Balancing Monitoring with Guest Trust

Trust is maintained through clarity and restraint. Monitoring should never feel excessive. Limiting tools to what is necessary reinforces professionalism.

When guests see consistent, respectful enforcement, trust grows rather than erodes.

Future Trends in Rental Monitoring

Rental monitoring continues to evolve as technology matures and expectations rise. The next phase focuses on prediction rather than detection.

AI and Predictive Risk Detection

Artificial intelligence is beginning to identify patterns that precede incidents. Instead of reacting to alerts, systems will forecast risk based on historical data. This allows managers to intervene even earlier.

Predictive maintenance will become standard as systems learn how properties behave over time.

Smart Integrations with IoT and PMS Platforms

Deeper integrations will reduce manual oversight further.
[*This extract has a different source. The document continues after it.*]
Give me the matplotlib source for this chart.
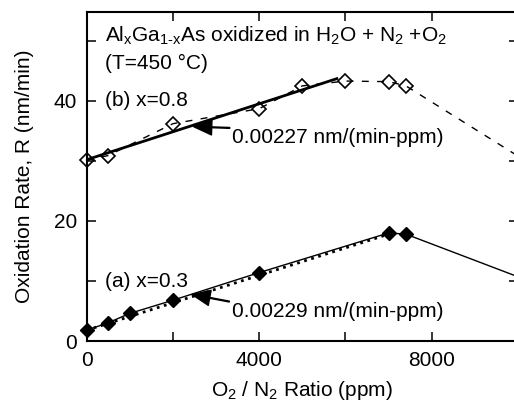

Monitoring data will flow seamlessly into property management systems. Decisions will be informed by a single source of truth.

As ecosystems mature, switching costs will decrease and flexibility will improve.

Regulatory Trends Affecting Monitoring Requirements

Regulation is moving toward accountability rather than restriction. Monitoring data can support compliance by demonstrating proactive management. This positions monitoring as a protective asset rather than a regulatory burden.

As standards evolve, managers who already use monitoring will adapt more easily.

Rental monitoring does not transform operations overnight. It changes how problems are noticed, how teams respond, and how risk is managed day after day. When implemented with intention, it becomes less about technology and more about control, clarity, and confidence across the entire portfolio.